A spokesman for the Obama campaign responded that Mr. Romney "has advocated a backward-looking drilling -- and drilling alone -- strategy that wouldn't allow America to take control of our energy future."
During both his Pennsylvania appearances Thursday, Mr. Romney asked the audience to show its support for him in the April 24 primary, but he reserved his strongest pleas for a big general election turnout in the battleground state.
"I want to win Pennsylvania in November," he told supporters on a rooftop deck, several floors above his Harrisburg campaign office. "I'm going to win Pennsylvania in November."
Mr. Romney's nearest competitor for the nomination, Mr. Santorum, campaigned across the state Wednesday before heading to his northern Virginia home for the Easter weekend.
A new survey from Public Policy Polling, a Democratic-leaning firm, on Thursday showed Mr. Romney taking the lead from Mr. Santorum in Pennsylvania, 42 percent to the native son's 37 percent.
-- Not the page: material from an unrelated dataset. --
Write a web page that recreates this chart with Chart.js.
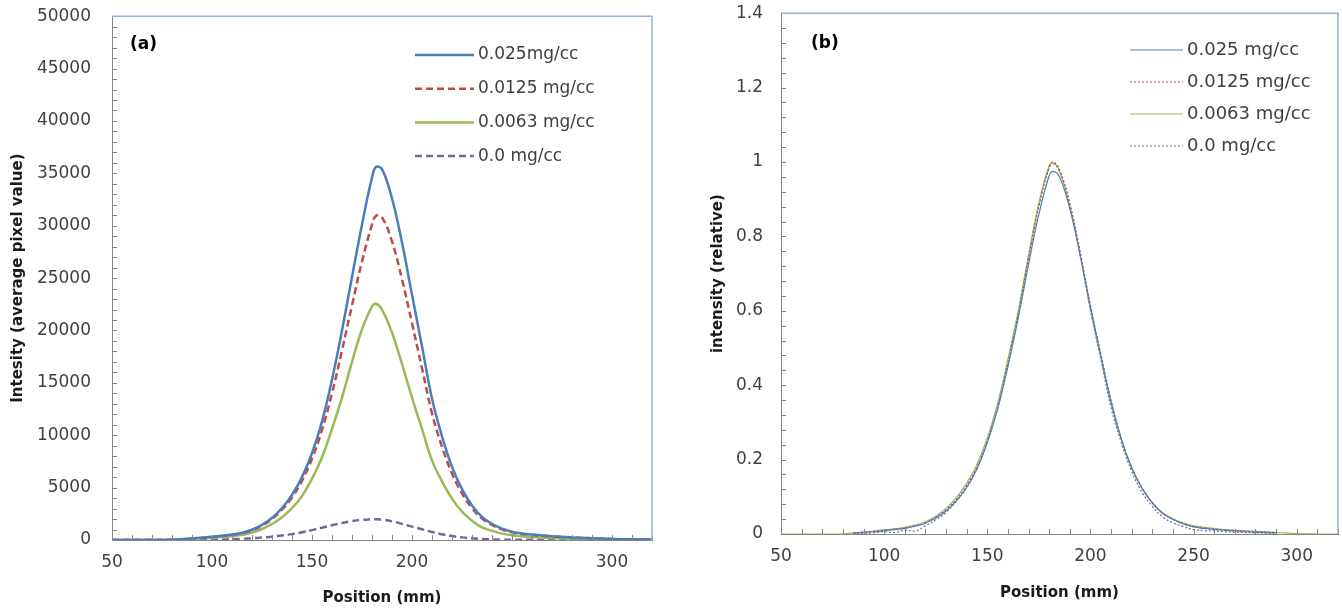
<!DOCTYPE html>
<html>
<head>
<meta charset="utf-8">
<script src="https://cdn.jsdelivr.net/npm/chart.js@4.4.1/dist/chart.umd.min.js"></script>
<style>
  html, body { margin: 0; padding: 0; background: #fff; overflow: hidden; }
  #wrapA { position: absolute; left: 0; top: -15px; width: 660px; height: 630px; }
  #wrapB { position: absolute; left: 660px; top: -15px; width: 682px; height: 630px; }
</style>
</head>
<body>
<div id="wrapA"><canvas id="chartA"></canvas></div>
<div id="wrapB"><canvas id="chartB"></canvas></div>
<script>
// positions along the profile (mm)
const positions = [50, 60, 70, 80, 85, 90, 95, 100, 105, 110, 115, 120, 125, 130, 135, 140, 145, 150, 155, 160,
  165, 170, 175, 180, 182, 185, 190, 195, 200, 205, 210, 215, 220, 225, 230, 235, 240, 245, 250, 255,
  260, 265, 270, 280, 290, 300, 310, 320];

const seriesLabelsA = ["0.025mg/cc", "0.0125 mg/cc", "0.0063 mg/cc", "0.0 mg/cc"];
const seriesLabelsB = ["0.025 mg/cc", "0.0125 mg/cc", "0.0063 mg/cc", "0.0 mg/cc"];

// (a) raw intensity, average pixel value
const blueA = [0, 0, 0, 30, 80, 150, 220, 300, 400, 520, 700, 980, 1450, 2100, 3050, 4300, 6000, 8300, 11300, 15300,
  20000, 25100, 30100, 34600, 35600, 35400, 32600, 28400, 23400, 18500, 13500, 9900, 7000, 4850, 3300, 2200, 1550, 1080, 800, 620,
  520, 440, 370, 250, 170, 100, 60, 40];
const redA = [0, 0, 0, 30, 80, 150, 210, 280, 380, 490, 660, 930, 1380, 2000, 2900, 4050, 5650, 7750, 10500, 14000,
  18100, 22400, 26600, 30100, 30950, 30800, 28500, 24900, 20700, 16400, 12100, 8900, 6350, 4450, 3050, 2050, 1450, 1000, 740, 580,
  480, 410, 340, 240, 160, 100, 60, 40];
const greenA = [0, 0, 0, 20, 60, 110, 160, 220, 290, 360, 500, 700, 1050, 1530, 2180, 3040, 4190, 5850, 7900, 10600,
  13600, 17000, 20100, 22300, 22550, 22000, 19800, 16800, 13600, 10600, 7600, 5600, 3950, 2700, 1850, 1200, 880, 610, 450, 360,
  290, 240, 200, 140, 90, 50, 30, 20];
const purpleA = [0, 0, 0, 0, 0, 10, 20, 30, 45, 70, 110, 160, 230, 320, 430, 560, 740, 940, 1170, 1400,
  1620, 1800, 1930, 1980, 1990, 1950, 1780, 1540, 1280, 1020, 770, 550, 380, 250, 160, 100, 60, 40, 30, 20,
  15, 10, 10, 5, 0, 0, 0, 0];

// (b) relative intensity
const blueB = [null, null, null, null, 0.002, 0.004, 0.006, 0.009, 0.012, 0.015, 0.021, 0.029, 0.043, 0.062, 0.089, 0.125, 0.175, 0.245, 0.335, 0.45,
  0.58, 0.725, 0.86, 0.963, 0.975, 0.96, 0.875, 0.75, 0.61, 0.48, 0.355, 0.255, 0.178, 0.123, 0.083, 0.055, 0.039, 0.027, 0.019, 0.015,
  0.012, 0.01, 0.008, 0.005, 0.003, null, null, null];
const redB = [null, null, null, null, 0.003, 0.005, 0.007, 0.01, 0.013, 0.016, 0.022, 0.03, 0.045, 0.065, 0.093, 0.13, 0.18, 0.25, 0.34, 0.46,
  0.59, 0.74, 0.88, 0.985, 1.0, 0.98, 0.89, 0.76, 0.615, 0.485, 0.36, 0.255, 0.18, 0.125, 0.085, 0.056, 0.04, 0.028, 0.02, 0.016,
  0.013, 0.011, 0.009, 0.006, 0.004, null, null, null];
const greenB = [0, 0, 0, 0, 0.003, 0.005, 0.008, 0.011, 0.014, 0.018, 0.024, 0.033, 0.048, 0.069, 0.098, 0.136, 0.187, 0.258, 0.35, 0.47,
  0.6, 0.75, 0.89, 0.99, 0.998, 0.975, 0.88, 0.75, 0.605, 0.475, 0.35, 0.252, 0.176, 0.122, 0.084, 0.057, 0.041, 0.03, 0.022, 0.018,
  0.015, 0.012, 0.01, 0.007, 0.004, 0.001, 0, 0];
const purpleB = [null, null, null, null, 0.0, 0.002, 0.003, 0.006, 0.004, 0.01, 0.008, 0.022, 0.038, 0.058, 0.088, 0.125, 0.178, 0.25, 0.345, 0.465,
  0.595, 0.745, 0.885, 0.985, 0.995, 0.975, 0.885, 0.75, 0.6, 0.47, 0.34, 0.245, 0.168, 0.112, 0.074, 0.046, 0.03, 0.02, 0.012, 0.009,
  0.008, 0.006, 0.005, 0.003, 0.002, null, null, null];

const colours = ["#4a7ebb", "#be4b48", "#98b954", "#7d60a0"];
const textColour = "#404040";
const axisColour = "#868686";
const frameColour = "#8db3e2";

function pts(values) {
  return positions.map((p, i) => ({ x: p, y: values[i] }));
}

// tick marks drawn inside the plot area, plus the blue top/right frame
const innerTicks = {
  id: "innerTicks",
  afterDatasetsDraw(chart, args, opts) {
    const { ctx, chartArea: a, scales: { x, y } } = chart;
    ctx.save();
    ctx.strokeStyle = axisColour;
    ctx.lineWidth = 1;
    ctx.beginPath();
    for (let i = 0; ; i++) {
      const v = x.min + i * opts.xMinor;
      if (v > x.max + 1e-9) break;
      const px = Math.round(x.getPixelForValue(v)) + 0.5;
      ctx.moveTo(px, a.bottom);
      ctx.lineTo(px, a.bottom - 5);
    }
    for (let i = 0; ; i++) {
      const v = y.min + i * opts.yMinor;
      if (v > y.max + 1e-9) break;
      const py = Math.round(y.getPixelForValue(v)) + 0.5;
      ctx.moveTo(a.left, py);
      ctx.lineTo(a.left + 5, py);
    }
    ctx.stroke();

    ctx.strokeStyle = frameColour;
    ctx.lineWidth = 1.5;
    ctx.beginPath();
    ctx.moveTo(a.left, a.top);
    ctx.lineTo(a.right, a.top);
    ctx.lineTo(a.right, a.bottom);
    ctx.stroke();

    // panel tag
    ctx.fillStyle = "#000";
    ctx.font = "bold 17px 'DejaVu Sans'";
    ctx.textBaseline = "middle";
    ctx.fillText(opts.tag, a.left + opts.tagDx, a.top + opts.tagDy);
    ctx.restore();
  }
};

// legend drawn inside the plot area
const innerLegend = {
  id: "innerLegend",
  afterDraw(chart, args, opts) {
    const { ctx } = chart;
    ctx.save();
    ctx.font = opts.font;
    ctx.textBaseline = "middle";
    chart.data.datasets.forEach((ds, i) => {
      const yy = opts.y0 + i * opts.dy;
      ctx.strokeStyle = ds.borderColor;
      ctx.lineWidth = ds.borderWidth;
      ctx.setLineDash(ds.borderDash || []);
      ctx.beginPath();
      ctx.moveTo(opts.x0, yy);
      ctx.lineTo(opts.x1, yy);
      ctx.stroke();
      ctx.setLineDash([]);
      ctx.fillStyle = textColour;
      ctx.fillText(ds.label, opts.tx, yy);
    });
    ctx.restore();
  }
};

function makeChart(id, cfg) {
  const tickFont = { family: "DejaVu Sans", size: 17 };
  const titleFont = { family: "DejaVu Sans", size: 15, weight: "bold" };
  return new Chart(document.getElementById(id), {
    type: "line",
    data: { datasets: cfg.datasets },
    options: {
      responsive: true,
      maintainAspectRatio: false,
      animation: false,
      layout: { padding: { top: 0, right: cfg.padRight, left: 0, bottom: 0 } },
      elements: { point: { radius: 0 }, line: { tension: 0.4 } },
      scales: {
        x: {
          type: "linear",
          min: 50,
          max: 320,
          afterFit: (s) => { s.height = cfg.xHeight; },
          grid: { display: false, drawTicks: false },
          border: { display: true, color: axisColour, width: 1 },
          ticks: {
            stepSize: 50,
            includeBounds: false,
            autoSkip: false,
            maxRotation: 0,
            padding: 12,
            color: textColour,
            font: tickFont,
            callback: (v) => (v % 50 === 0 ? String(v) : "")
          },
          title: {
            display: true,
            text: "Position (mm)",
            color: "#1a1a1a",
            font: titleFont,
            padding: { top: 0, bottom: cfg.xTitlePad }
          }
        },
        y: {
          min: 0,
          max: cfg.yMax,
          afterFit: (s) => { s.width = cfg.yWidth; },
          grid: { display: false, drawTicks: false },
          border: { display: true, color: axisColour, width: 1 },
          ticks: {
            stepSize: cfg.yStep,
            autoSkip: false,
            padding: cfg.yTickPad,
            color: textColour,
            font: tickFont,
            callback: cfg.yFormat
          },
          title: {
            display: true,
            text: cfg.yTitle,
            color: "#1a1a1a",
            font: titleFont,
            padding: { top: cfg.yTitlePad, bottom: 0 }
          }
        }
      },
      plugins: {
        legend: { display: false },
        tooltip: { enabled: false },
        innerTicks: cfg.ticks,
        innerLegend: cfg.legend
      }
    },
    plugins: [innerTicks, innerLegend]
  });
}

makeChart("chartA", {
  datasets: [
    { label: seriesLabelsA[0], data: pts(blueA), borderColor: colours[0], borderWidth: 2.5 },
    { label: seriesLabelsA[1], data: pts(redA), borderColor: colours[1], borderWidth: 2.5, borderDash: [7, 4] },
    { label: seriesLabelsA[2], data: pts(greenA), borderColor: colours[2], borderWidth: 2.5 },
    { label: seriesLabelsA[3], data: pts(purpleA), borderColor: colours[3], borderWidth: 2.5, borderDash: [7, 4] }
  ],
  padRight: 8, xHeight: 75, yWidth: 112,
  xTitlePad: 8, yTitlePad: 9, yTickPad: 21,
  yMax: 50000, yStep: 5000, yFormat: (v) => String(v),
  yTitle: "Intesity (average pixel value)",
  ticks: { xMinor: 10, yMinor: 1000, tag: "(a)", tagDx: 18, tagDy: 28 },
  legend: { x0: 415, x1: 474, tx: 478, y0: 70, dy: 33.7, font: "17px 'DejaVu Sans'" }
});

makeChart("chartB", {
  datasets: [
    { label: seriesLabelsB[0], data: pts(blueB), borderColor: colours[0], borderWidth: 1.2 },
    { label: seriesLabelsB[1], data: pts(redB), borderColor: colours[1], borderWidth: 1.2, borderDash: [2, 2] },
    { label: seriesLabelsB[2], data: pts(greenB), borderColor: colours[2], borderWidth: 1.2 },
    { label: seriesLabelsB[3], data: pts(purpleB), borderColor: colours[3], borderWidth: 1.2, borderDash: [2, 2] }
  ],
  padRight: 4, xHeight: 81, yWidth: 121,
  xTitlePad: 13, yTitlePad: 49, yTickPad: 18,
  yMax: 1.4, yStep: 0.2, yFormat: (v) => String(Math.round(v * 10) / 10),
  yTitle: "intensity (relative)",
  ticks: { xMinor: 10, yMinor: 0.04, tag: "(b)", tagDx: 30, tagDy: 30 },
  legend: { x0: 470, x1: 523, tx: 527, y0: 65, dy: 32, font: "18px 'DejaVu Sans'" }
});
</script>
</body>
</html>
Among those voters with an increasingly favorable view of Mr. Romney is Gil Depew, a 61-year-old retiree from the northeastern town of Clifford, who attended the afternoon rally.
Mr. Depew said he's supported Mr. Santorum in the past, including in his 2006 U.S. Senate defeat, but that he views Mr. Romney as more electable and closer in line with his fiscal-conservative positions.
"I like Santorum. I like Gingrich, too," he said. "It's just Romney's time."